Somewhere in the world, the 2028 Olympic champion is a foal out in a field. He’s ewe-necked, sickle-hocked, downhill and shaggy, with a club foot and a chunk of mane missing, because his buddy chewed it off.
Somewhere in the world, there’s a young horse that everyone says is too short to make it big. In three years, he’ll be jumping the standards, but right now he’s fat and short and no one is paying him any mind.
Somewhere in the world there’s a 7-year-old who can’t turn right, and a 10-year-old who has not shown the ability to put more than two one-tempis together without losing it, and a 14-year-old who hasn’t yet reached his peak, and all of them will be at the next Olympic Games.
Somewhere else in the world, there’s a rider who is thinking of packing it in. Maybe the bills are getting out of control, or she’s killing herself to get enough help in her own riding development because she’s having to spend all her time riding and teaching to make ends meet and change needs to happen, and she’s wondering if it’s worth it. She’s thinking it’s time to just give up and be a local trainer, to shelve her dreams of international competition. And then she’s going to shake off the doubt, double down, and make a team in the next 15 years.
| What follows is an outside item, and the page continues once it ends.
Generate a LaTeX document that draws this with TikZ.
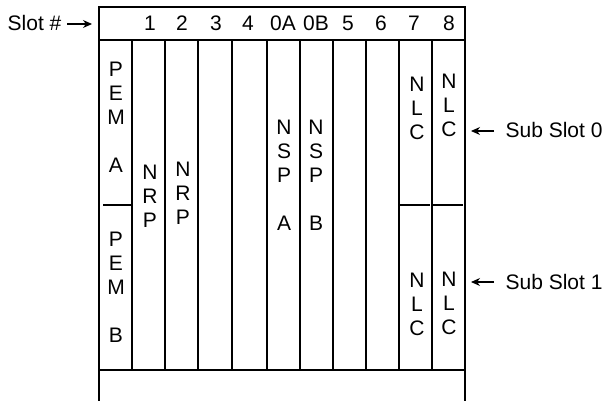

Somewhere in the world, one of the next great team riders is 9 years old and couldn’t tell if she was on the right posting diagonal if her life depended on it.
Somewhere in the world there’s a future team rider who just got told that she’ll never make it because she’s too chubby, because she’s too short, because she’s too late.
There are horses who will cost hundreds of thousands of dollars that will never amount to anything, and there are horses who will be touted as the Next Big Thing only to be never seen or heard from again, and there are horses who will fly under the radar until suddenly they’re setting the world on fire.
There are riders who will win Junior and Young Rider competitions only to quit riding completely, riders who will be touted as the Next Big Thing only to get stuck in their comfort zones and never come to fruition, and there are riders who will make their first Olympic team at 50, at 55, at even older than that.
And yes, there are the horses that will be brilliant from Day 1, and there are the riders for whom success both comes early and stays late. But more often than not, history has shown that the unlikely story, the horse who was passed over in favor of his more expensive stablemate, the rider who no one saw coming, is the more likely path to greatness.